(Entries supplied)
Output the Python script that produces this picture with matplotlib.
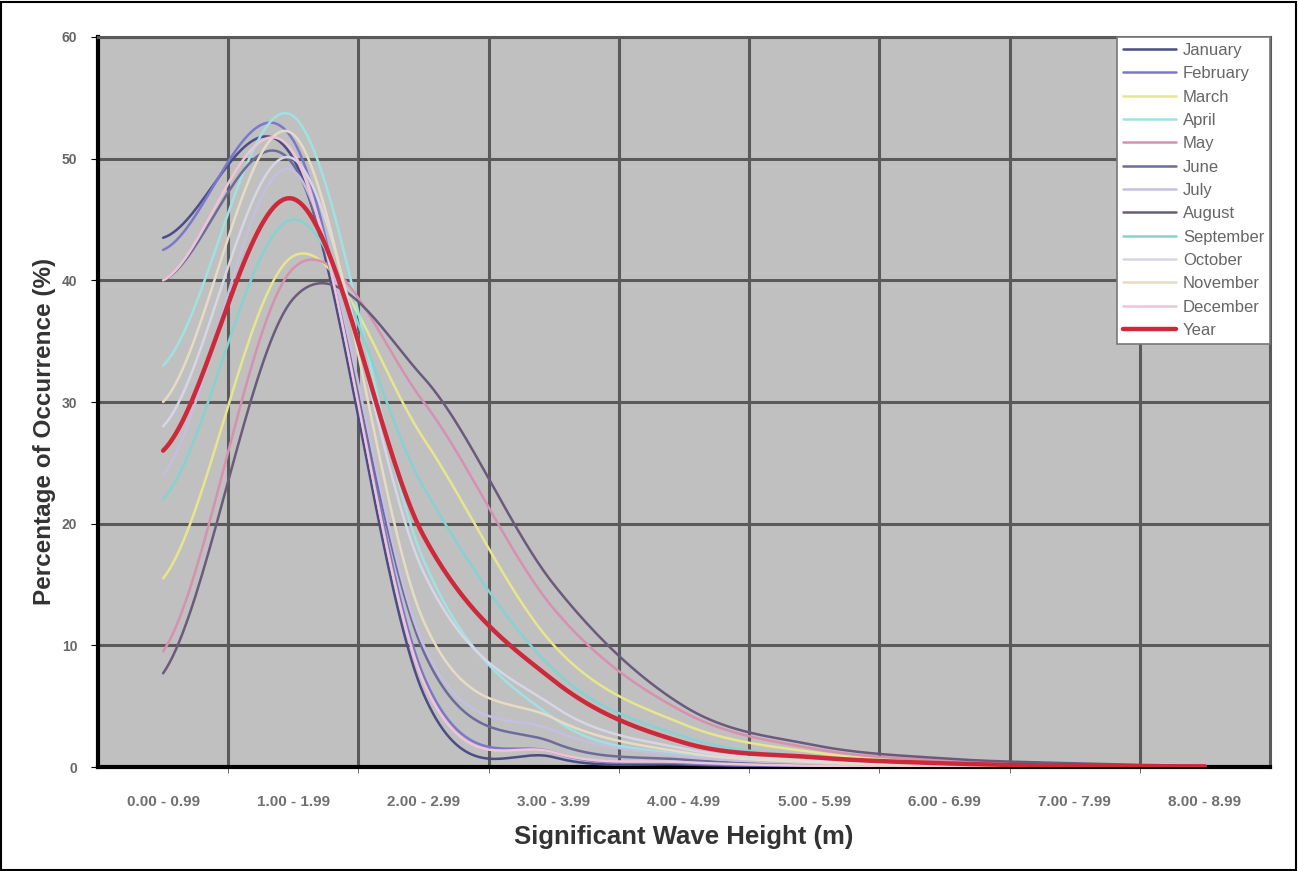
import numpy as np
import matplotlib
matplotlib.use("Agg")
import matplotlib.pyplot as plt
from matplotlib.patches import Rectangle

# wave height bins (m)
bins = ["0.00 - 0.99", "1.00 - 1.99", "2.00 - 2.99", "3.00 - 3.99", "4.00 - 4.99",
        "5.00 - 5.99", "6.00 - 6.99", "7.00 - 7.99", "8.00 - 8.99"]

# percentage of occurrence per bin
january   = [43.5, 50.0, 6.0, 0.8, 0.2, 0.05, 0.0, 0.0, 0.0]
february  = [42.5, 51.5, 7.5, 1.2, 0.3, 0.1, 0.0, 0.0, 0.0]
march     = [15.5, 42.0, 27.0, 10.0, 3.5, 1.2, 0.4, 0.1, 0.0]
april     = [33.0, 53.5, 17.0, 4.0, 1.0, 0.3, 0.05, 0.0, 0.0]
may       = [9.5, 41.0, 30.0, 13.0, 4.5, 1.5, 0.5, 0.1, 0.0]
june      = [40.0, 49.5, 9.5, 2.0, 0.6, 0.2, 0.05, 0.0, 0.0]
july      = [24.0, 49.0, 10.0, 3.0, 0.9, 0.3, 0.1, 0.0, 0.0]
august    = [7.7, 38.5, 32.0, 15.0, 5.0, 1.8, 0.7, 0.3, 0.1]
september = [22.0, 45.0, 23.0, 8.0, 2.5, 0.8, 0.3, 0.1, 0.0]
october   = [28.0, 50.0, 16.0, 5.0, 1.5, 0.5, 0.1, 0.0, 0.0]
november  = [30.0, 52.0, 12.0, 4.0, 1.2, 0.4, 0.1, 0.0, 0.0]
december  = [40.0, 50.5, 7.0, 1.2, 0.4, 0.1, 0.0, 0.0, 0.0]
year      = [26.0, 46.7, 19.0, 7.1, 2.0, 0.8, 0.3, 0.1, 0.05]

names = ["January", "February", "March", "April", "May", "June", "July",
         "August", "September", "October", "November", "December", "Year"]
series = [january, february, march, april, may, june, july, august,
          september, october, november, december, year]
colors = ["#4c4c86", "#7a78cc", "#e6e68c", "#9fe2e2", "#d890b0", "#6c6c9c",
          "#c6bee0", "#6a5a7c", "#86d2d2", "#d6d6e6", "#e6dcc4", "#efc4d6",
          "#cc2a3a"]


def smooth(y, n=40):
    # excel-like smoothed line (catmull-rom through the points)
    y = np.asarray(y, float)
    p = np.concatenate([[y[0]], y, [y[-1]]])
    xs, ys = [], []
    t = np.linspace(0, 1, n, endpoint=False)
    for i in range(len(y) - 1):
        p0, p1, p2, p3 = p[i], p[i + 1], p[i + 2], p[i + 3]
        m1 = (p2 - p0) / 2
        m2 = (p3 - p1) / 2
        h00 = 2 * t**3 - 3 * t**2 + 1
        h10 = t**3 - 2 * t**2 + t
        h01 = -2 * t**3 + 3 * t**2
        h11 = t**3 - t**2
        xs.append(i + t)
        ys.append(h00 * p1 + h10 * m1 + h01 * p2 + h11 * m2)
    xs.append([len(y) - 1])
    ys.append([y[-1]])
    return np.concatenate(xs), np.concatenate(ys)


plt.rcParams["font.family"] = ["Liberation Sans", "DejaVu Sans"]

fig = plt.figure(figsize=(12.99, 8.71), dpi=100)
ax = fig.add_axes([98 / 1299, 1 - 767 / 871, (1270 - 98) / 1299, (767 - 37) / 871])
ax.set_facecolor("#c0c0c0")

x = np.arange(len(bins))
for name, vals, col in zip(names, series, colors):
    sx, sy = smooth(vals)
    lw = 3.2 if name == "Year" else 1.8
    ax.plot(sx, sy, color=col, lw=lw, label=name, solid_capstyle="round",
            zorder=4 if name == "Year" else 3)

ax.set_xlim(-0.5, len(bins) - 0.5)
ax.set_ylim(0, 60)
ax.set_xticks(x)
ax.set_xticklabels(bins, fontsize=11, fontweight="bold", color="#707070")
ax.set_xticks(np.arange(0.5, len(bins) - 0.5, 1), minor=True)
ax.tick_params(axis="x", which="major", length=0, pad=20)
ax.tick_params(axis="x", which="minor", length=4, color="#555555")
ax.set_yticks(np.arange(0, 61, 10))
ax.tick_params(axis="y", labelsize=10, labelcolor="#666666", length=5, pad=10)
for lab in ax.get_yticklabels():
    lab.set_fontweight("bold")

ax.grid(True, which="minor", axis="x", color="#5a5a5a", lw=2.2)
ax.grid(True, which="major", axis="y", color="#5a5a5a", lw=2.2)
ax.set_axisbelow(True)

for side in ["left", "bottom"]:
    ax.spines[side].set_color("black")
    ax.spines[side].set_linewidth(3)
for side in ["top", "right"]:
    ax.spines[side].set_color("#5a5a5a")
    ax.spines[side].set_linewidth(2.2)

ax.set_xlabel("Significant Wave Height (m)", fontsize=18.5, fontweight="bold",
              color="#333333", labelpad=12)
ax.set_ylabel("Percentage of Occurrence (%)", fontsize=17.5, fontweight="bold",
              color="#333333")
ax.yaxis.set_label_coords(-0.036, 0.46)

leg = ax.legend(loc="upper right", fontsize=12, labelspacing=0.5,
                handlelength=3.2, handletextpad=0.4, borderpad=0.35,
                borderaxespad=0, fancybox=False, framealpha=1,
                edgecolor="#777777")
leg.get_frame().set_linewidth(1.2)
for t in leg.get_texts():
    t.set_color("#666666")

# outer border of the picture
fig.patches.append(Rectangle((0.001, 0.001), 0.997, 0.997, transform=fig.transFigure,
                             fill=False, edgecolor="black", lw=1.5))

fig.savefig("out.png", dpi=100)
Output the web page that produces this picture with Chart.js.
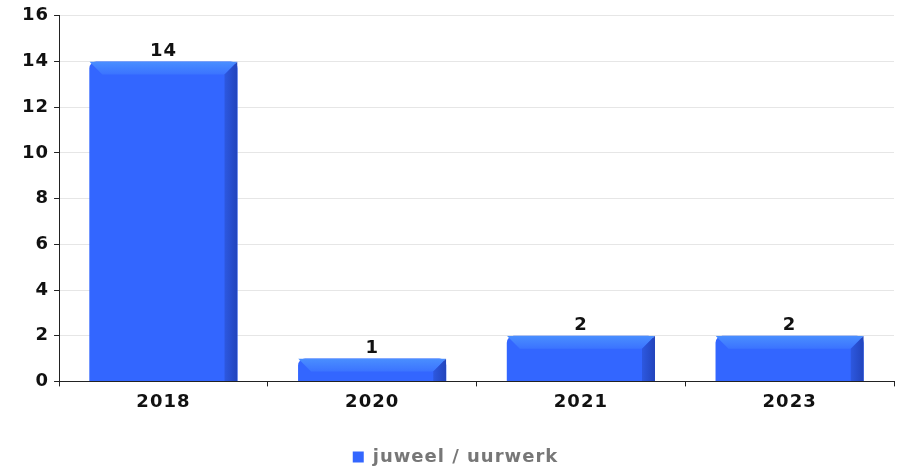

(Instruction)
Omit the pictures, then output the rest of the listing exactly.

(Solution to this task)
Output the Python script that produces this picture with matplotlib.
import numpy as np
import matplotlib
matplotlib.use("Agg")
import matplotlib.pyplot as plt
from matplotlib.patches import Rectangle

# wave height bins (m)
bins = ["0.00 - 0.99", "1.00 - 1.99", "2.00 - 2.99", "3.00 - 3.99", "4.00 - 4.99",
        "5.00 - 5.99", "6.00 - 6.99", "7.00 - 7.99", "8.00 - 8.99"]

# percentage of occurrence per bin
january   = [43.5, 50.0, 6.0, 0.8, 0.2, 0.05, 0.0, 0.0, 0.0]
february  = [42.5, 51.5, 7.5, 1.2, 0.3, 0.1, 0.0, 0.0, 0.0]
march     = [15.5, 42.0, 27.0, 10.0, 3.5, 1.2, 0.4, 0.1, 0.0]
april     = [33.0, 53.5, 17.0, 4.0, 1.0, 0.3, 0.05, 0.0, 0.0]
may       = [9.5, 41.0, 30.0, 13.0, 4.5, 1.5, 0.5, 0.1, 0.0]
june      = [40.0, 49.5, 9.5, 2.0, 0.6, 0.2, 0.05, 0.0, 0.0]
july      = [24.0, 49.0, 10.0, 3.0, 0.9, 0.3, 0.1, 0.0, 0.0]
august    = [7.7, 38.5, 32.0, 15.0, 5.0, 1.8, 0.7, 0.3, 0.1]
september = [22.0, 45.0, 23.0, 8.0, 2.5, 0.8, 0.3, 0.1, 0.0]
october   = [28.0, 50.0, 16.0, 5.0, 1.5, 0.5, 0.1, 0.0, 0.0]
november  = [30.0, 52.0, 12.0, 4.0, 1.2, 0.4, 0.1, 0.0, 0.0]
december  = [40.0, 50.5, 7.0, 1.2, 0.4, 0.1, 0.0, 0.0, 0.0]
year      = [26.0, 46.7, 19.0, 7.1, 2.0, 0.8, 0.3, 0.1, 0.05]

names = ["January", "February", "March", "April", "May", "June", "July",
         "August", "September", "October", "November", "December", "Year"]
series = [january, february, march, april, may, june, july, august,
          september, october, november, december, year]
colors = ["#4c4c86", "#7a78cc", "#e6e68c", "#9fe2e2", "#d890b0", "#6c6c9c",
          "#c6bee0", "#6a5a7c", "#86d2d2", "#d6d6e6", "#e6dcc4", "#efc4d6",
          "#cc2a3a"]


def smooth(y, n=40):
    # excel-like smoothed line (catmull-rom through the points)
    y = np.asarray(y, float)
    p = np.concatenate([[y[0]], y, [y[-1]]])
    xs, ys = [], []
    t = np.linspace(0, 1, n, endpoint=False)
    for i in range(len(y) - 1):
        p0, p1, p2, p3 = p[i], p[i + 1], p[i + 2], p[i + 3]
        m1 = (p2 - p0) / 2
        m2 = (p3 - p1) / 2
        h00 = 2 * t**3 - 3 * t**2 + 1
        h10 = t**3 - 2 * t**2 + t
        h01 = -2 * t**3 + 3 * t**2
        h11 = t**3 - t**2
        xs.append(i + t)
        ys.append(h00 * p1 + h10 * m1 + h01 * p2 + h11 * m2)
    xs.append([len(y) - 1])
    ys.append([y[-1]])
    return np.concatenate(xs), np.concatenate(ys)


plt.rcParams["font.family"] = ["Liberation Sans", "DejaVu Sans"]

fig = plt.figure(figsize=(12.99, 8.71), dpi=100)
ax = fig.add_axes([98 / 1299, 1 - 767 / 871, (1270 - 98) / 1299, (767 - 37) / 871])
ax.set_facecolor("#c0c0c0")

x = np.arange(len(bins))
for name, vals, col in zip(names, series, colors):
    sx, sy = smooth(vals)
    lw = 3.2 if name == "Year" else 1.8
    ax.plot(sx, sy, color=col, lw=lw, label=name, solid_capstyle="round",
            zorder=4 if name == "Year" else 3)

ax.set_xlim(-0.5, len(bins) - 0.5)
ax.set_ylim(0, 60)
ax.set_xticks(x)
ax.set_xticklabels(bins, fontsize=11, fontweight="bold", color="#707070")
ax.set_xticks(np.arange(0.5, len(bins) - 0.5, 1), minor=True)
ax.tick_params(axis="x", which="major", length=0, pad=20)
ax.tick_params(axis="x", which="minor", length=4, color="#555555")
ax.set_yticks(np.arange(0, 61, 10))
ax.tick_params(axis="y", labelsize=10, labelcolor="#666666", length=5, pad=10)
for lab in ax.get_yticklabels():
    lab.set_fontweight("bold")

ax.grid(True, which="minor", axis="x", color="#5a5a5a", lw=2.2)
ax.grid(True, which="major", axis="y", color="#5a5a5a", lw=2.2)
ax.set_axisbelow(True)

for side in ["left", "bottom"]:
    ax.spines[side].set_color("black")
    ax.spines[side].set_linewidth(3)
for side in ["top", "right"]:
    ax.spines[side].set_color("#5a5a5a")
    ax.spines[side].set_linewidth(2.2)

ax.set_xlabel("Significant Wave Height (m)", fontsize=18.5, fontweight="bold",
              color="#333333", labelpad=12)
ax.set_ylabel("Percentage of Occurrence (%)", fontsize=17.5, fontweight="bold",
              color="#333333")
ax.yaxis.set_label_coords(-0.036, 0.46)

leg = ax.legend(loc="upper right", fontsize=12, labelspacing=0.5,
                handlelength=3.2, handletextpad=0.4, borderpad=0.35,
                borderaxespad=0, fancybox=False, framealpha=1,
                edgecolor="#777777")
leg.get_frame().set_linewidth(1.2)
for t in leg.get_texts():
    t.set_color("#666666")

# outer border of the picture
fig.patches.append(Rectangle((0.001, 0.001), 0.997, 0.997, transform=fig.transFigure,
                             fill=False, edgecolor="black", lw=1.5))

fig.savefig("out.png", dpi=100)
Output the web page that produces this picture with Chart.js.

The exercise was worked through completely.